Search – Exclusionary Rule – Attenuation – Evidence recovered after an illegal search or seizure might still be used in evidence if something “attenuated” (mitigated) the illegal action. To decide whether evidence should be allowed at trial, the Court will consider the following factors:
– The time elapsed between the illegal action and the recovery of evidence
– Intervening circumstances
– The purpose and flagrancy of the police misconduct
From the Case: “This case involves Thornton’s flight from an allegedly unlawful frisk that occurred during what was an admittedly lawful stop. In these specific circumstances, where Thornton appeared to commit the new and separate offense of fleeing and eluding an officer after a lawful stop, we hold that his conduct represented an intervening circumstance.”
From the Case: “A sequence of four main events revealed Thornton’s criminal possession of a handgun. First, the officers conducted a lawful traffic stop. Second, the officers initiated a pat-down, which was arguably unlawful but not flagrantly unlawful. Third, Thornton appeared to commit a new crime by running away from the officers (and possibly assaulting one of them). Finally, the officers seized Thornton and found the handgun in the process. We conclude, as the circuit court did, that the evidence of the discovery of the handgun is too attenuated from the pat-down to require the exclusion of the evidence.”
Resisting Arrest
Resisting Unlawful Arrest – There is a common-law right in Maryland for citizens to use limited force to resist an illegal arrest
Resisting Unlawful Terry-Stop – This right is limited to arrests.
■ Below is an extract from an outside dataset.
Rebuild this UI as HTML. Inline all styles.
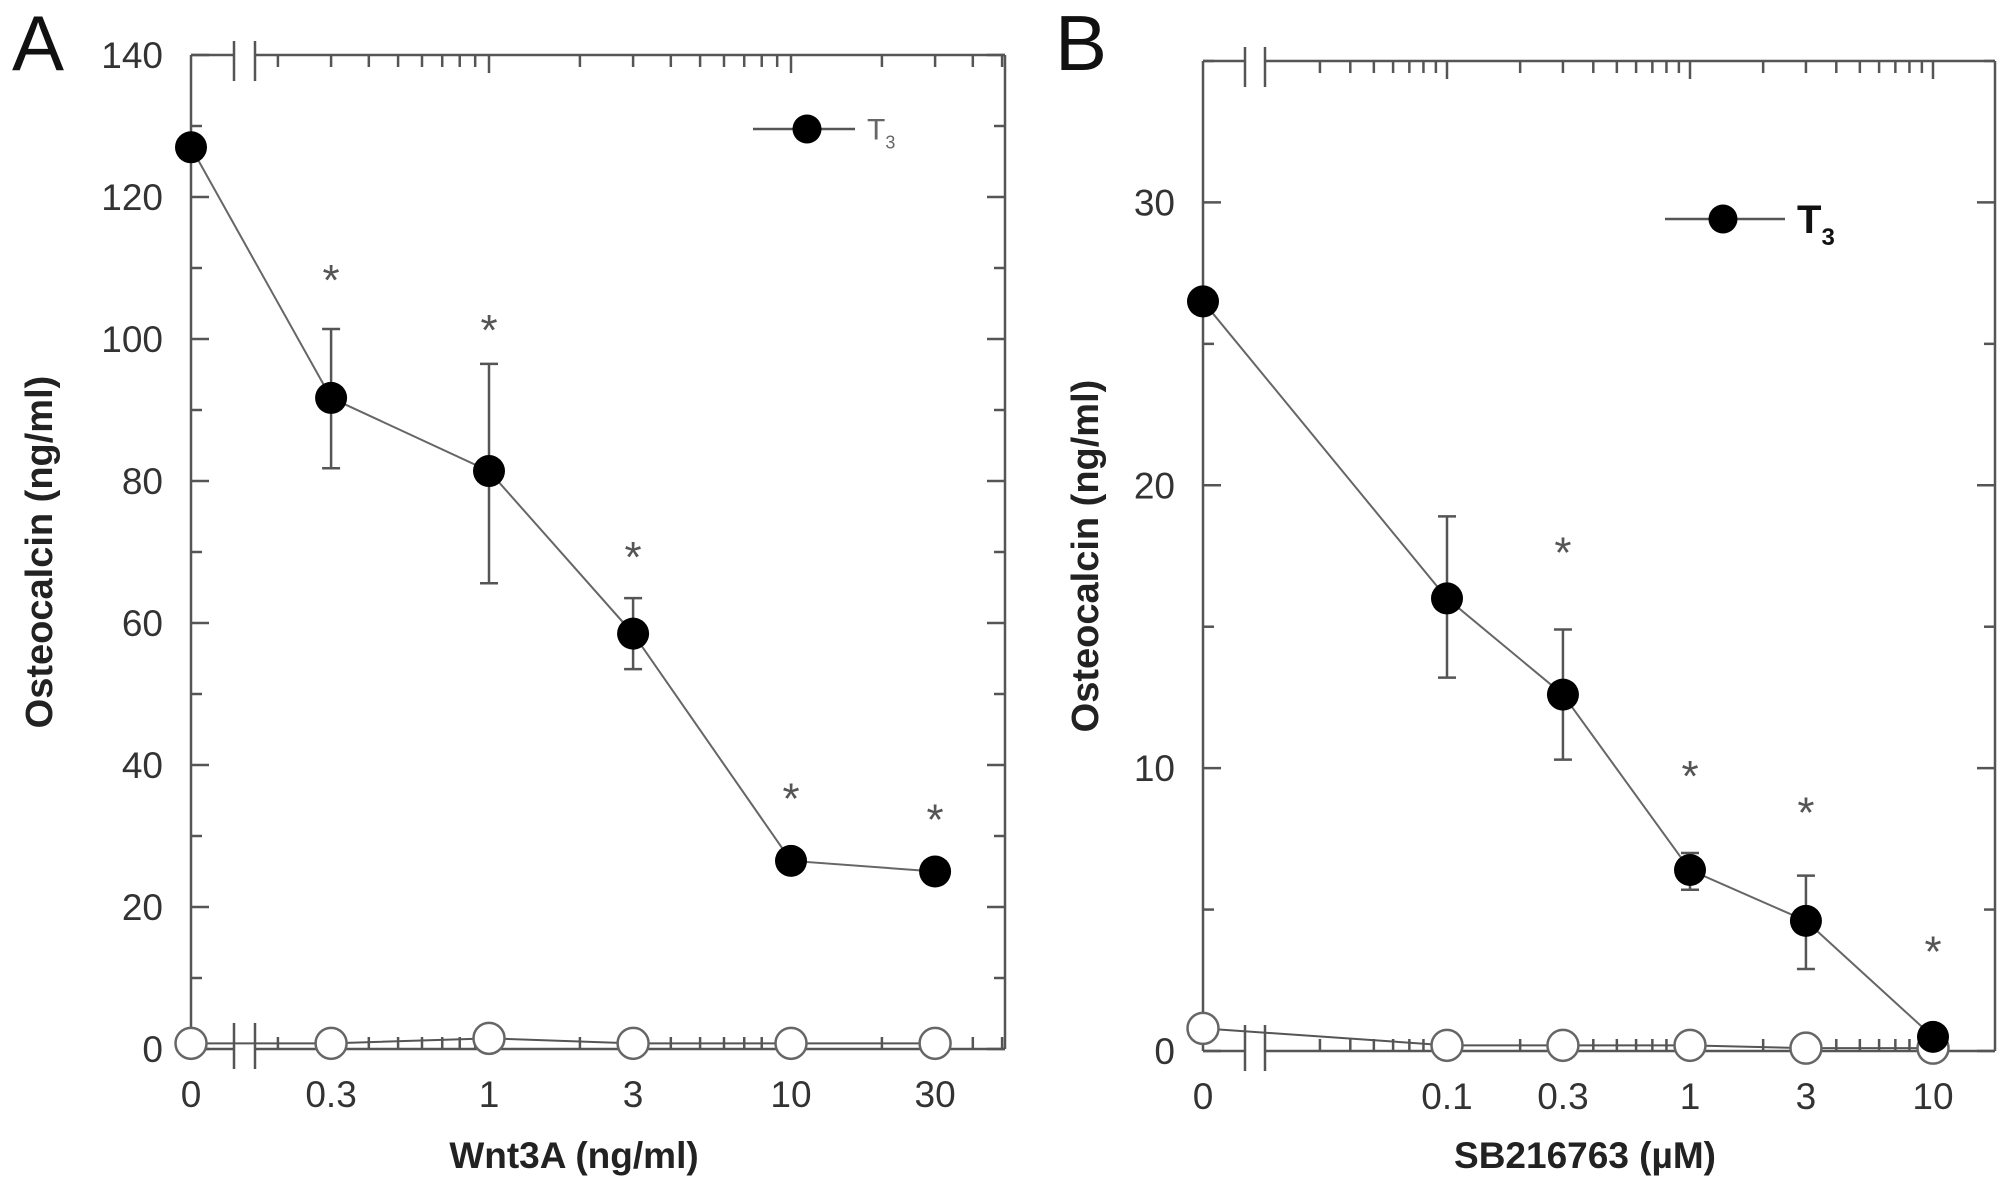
<!DOCTYPE html>
<html><head><meta charset="utf-8"><style>
html,body{margin:0;padding:0;background:#fff;}
svg{display:block;font-family:"Liberation Sans",Arial,sans-serif;}
</style></head><body>
<svg id="fig" width="2008" height="1189" viewBox="0 0 2008 1189" xmlns="http://www.w3.org/2000/svg"></svg>
<script>
// Panel A data
const aDoses = [0, 0.3, 1, 3, 10, 30];
const aTickLabels = ["0", "0.3", "1", "3", "10", "30"];
const aT3 = [127, 91.7, 81.4, 58.5, 26.5, 25];
const aT3Hi = [127, 101.4, 96.5, 63.5, 26.5, 25];
const aT3Lo = [127, 81.8, 65.6, 53.5, 26.5, 25];
const aCtrl = [0.8, 0.8, 1.5, 0.8, 0.8, 0.8];
const aStars = [null, 109, 102, 70, 36, 33];
const aYTicks = [0, 20, 40, 60, 80, 100, 120, 140];
// Panel B data
const bDoses = [0, 0.1, 0.3, 1, 3, 10];
const bTickLabels = ["0", "0.1", "0.3", "1", "3", "10"];
const bT3 = [26.5, 16, 12.6, 6.4, 4.6, 0.5];
const bT3Hi = [26.5, 18.9, 14.9, 7.0, 6.2, 0.5];
const bT3Lo = [26.5, 13.2, 10.3, 5.7, 2.9, 0.5];
const bCtrl = [0.8, 0.2, 0.2, 0.2, 0.1, 0.1];
const bStars = [null, null, 17.8, 9.9, 8.6, 3.7];
const bYTicks = [0, 10, 20, 30];

const NS = "http://www.w3.org/2000/svg";
const svg = document.getElementById("fig");
const AX = "#555";
function mk(tag, attrs, parent) {
  const e = document.createElementNS(NS, tag);
  for (const k in attrs) e.setAttribute(k, attrs[k]);
  (parent || svg).appendChild(e);
  return e;
}

function panel(o) {
  const g = mk("g", {});
  
  
  const L = o.left, R = o.right, T = o.top, B = o.bottom;
  const y = v => B - (v - 0) / o.ymax * (B - T);
  const x = d => d === 0 ? L : o.x1 + Math.log10(d) * o.dec;
  const ln = (x1, y1, x2, y2, w, c) => mk("line", {x1, y1, x2, y2, stroke: c || AX, "stroke-width": w || 2.5}, g);
  ln(L, T, L, B); ln(R, T, R, B);
  ln(L, T, o.b1, T); ln(o.b2, T, R, T);
  ln(L, B, o.b1, B); ln(o.b2, B, R, B);
  [o.b1, o.b2].forEach(bx => { ln(bx, T - 14, bx, T + 26); ln(bx, B - 26, bx, B + 20); });
  for (let v = 0; v <= o.ymax + 1e-9; v += o.yminor) {
    const major = o.yticks.some(t => Math.abs(t - v) < 1e-6);
    const len = major ? 18 : 11;
    ln(L, y(v), L + len, y(v)); ln(R, y(v), R - len, y(v));
  }
  o.yticks.forEach(t => {
    const tx = mk("text", {x: L - 28, y: y(t) + 13, "text-anchor": "end", "font-size": 37, fill: "#333"}, g);
    
    
    tx.textContent = t;
  });
  for (let e = -2; e <= 2; e++) for (let m = 1; m <= 9; m++) {
    const d = m * Math.pow(10, e);
    const px = x(d);
    if (px < o.b2 + 15 || px > R - 2) continue;
    const len = m === 1 ? 18 : 12;
    ln(px, B, px, B - len); ln(px, T, px, T + len);
  }
  o.doses.forEach((d, i) => {
    const tx = mk("text", {x: x(d), y: B + 58, "text-anchor": "middle", "font-size": 37, fill: "#333"}, g);
    
    
    tx.textContent = o.labels[i];
  });
  const xt = mk("text", {x: o.xtx, y: 1168, "text-anchor": "middle", "font-size": 37, "font-weight": "bold", fill: "#222"}, g);
  
  
  xt.textContent = o.xtitle;
  const yt = mk("text", {x: 0, y: 0, transform: `translate(${o.ytx},${(T + B) / 2}) rotate(-90)`, "text-anchor": "middle", "font-size": 38, "font-weight": "bold", fill: "#222"}, g);
  
  
  yt.textContent = "Osteocalcin (ng/ml)";
  const pl = mk("text", {x: o.letterX, y: 70, "font-size": 78, fill: "#111"}, g);
  
  
  pl.textContent = o.letter;
  const cpts = o.doses.map((d, i) => x(d) + "," + y(o.ctrl[i])).join(" ");
  const cl = mk("polyline", {points: cpts, fill: "none", stroke: AX, "stroke-width": 2}, g);
  
  
  const tpts = o.doses.map((d, i) => x(d) + "," + y(o.t3[i])).join(" ");
  const tl = mk("polyline", {points: tpts, fill: "none", stroke: "#666", "stroke-width": 2}, g);
  
  
  o.doses.forEach((d, i) => {
    if (o.hi[i] === o.lo[i]) return;
    const px = x(d);
    const eb = mk("g", {}, g);
    
    
    mk("line", {x1: px, y1: y(o.hi[i]), x2: px, y2: y(o.lo[i]), stroke: AX, "stroke-width": 2.5}, eb);
    mk("line", {x1: px - 9, y1: y(o.hi[i]), x2: px + 9, y2: y(o.hi[i]), stroke: AX, "stroke-width": 2.5}, eb);
    mk("line", {x1: px - 9, y1: y(o.lo[i]), x2: px + 9, y2: y(o.lo[i]), stroke: AX, "stroke-width": 2.5}, eb);
  });
  o.doses.forEach((d, i) => {
    const c = mk("circle", {cx: x(d), cy: y(o.ctrl[i]), r: 15.5, fill: "#fff", stroke: "#666", "stroke-width": 2.5}, g);
    
    
  });
  o.doses.forEach((d, i) => {
    const c = mk("circle", {cx: x(d), cy: y(o.t3[i]), r: 16, fill: "#000"}, g);
    
    
  });
  o.stars.forEach((s, i) => {
    if (s === null) return;
    const st = mk("text", {x: x(o.doses[i]), y: y(s) + 20, "text-anchor": "middle", "font-size": 44, fill: "#555"}, g);
    
    
    st.textContent = "*";
  });
  const lg = mk("g", {}, g);
  
  
  mk("line", {x1: o.lg.x1, y1: o.lg.y, x2: o.lg.x2, y2: o.lg.y, stroke: "#555", "stroke-width": 2.5}, lg);
  mk("circle", {cx: o.lg.cx, cy: o.lg.y, r: 14.5, fill: "#000"}, lg);
  const lt = mk("text", {x: o.lg.x2 + 12, y: o.lg.y + o.lg.fs * 0.35, "font-size": o.lg.fs, "font-weight": o.lg.bold ? "bold" : "normal", fill: o.lg.bold ? "#111" : "#666"}, lg);
  lt.textContent = "T";
  const sub = mk("tspan", {"font-size": o.lg.fs * 0.6, dy: o.lg.fs * 0.3}, lt);
  sub.textContent = "3";
}

panel({name: "panel-a", letter: "A", letterX: 12, left: 191, right: 1005, top: 55, bottom: 1049, ymax: 140, yminor: 10,
  yticks: aYTicks, x1: 489, dec: 302, b1: 234, b2: 255, doses: aDoses, labels: aTickLabels,
  t3: aT3, hi: aT3Hi, lo: aT3Lo, ctrl: aCtrl, stars: aStars, xtitle: "Wnt3A (ng/ml)", xtx: 574, ytx: 52,
  lg: {x1: 753, x2: 855, cx: 807, y: 129, fs: 30, bold: false}});
panel({name: "panel-b", letter: "B", letterX: 1055, left: 1203, right: 1995, top: 61, bottom: 1051, ymax: 35, yminor: 5,
  yticks: bYTicks, x1: 1690, dec: 243, b1: 1245, b2: 1265, doses: bDoses, labels: bTickLabels,
  t3: bT3, hi: bT3Hi, lo: bT3Lo, ctrl: bCtrl, stars: bStars, xtitle: "SB216763 (µM)", xtx: 1585, ytx: 1098,
  lg: {x1: 1665, x2: 1785, cx: 1723, y: 219, fs: 40, bold: true}});
</script>
</body></html>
There is NO right to resist an illegal investigative (“Terry”) stop or an illegal frisk
From the Case: “If a person is the subject of an unlawful frisk, the remedy, ordinarily, is not to take the law into his or her own hands and to flee, but to bring a civil rights action if the frisk yields no contraband or to make a motion to suppress if it does. Close questions as to whether an officer possesses articulable suspicion must be resolved in the courtroom and not fought out on the streets.”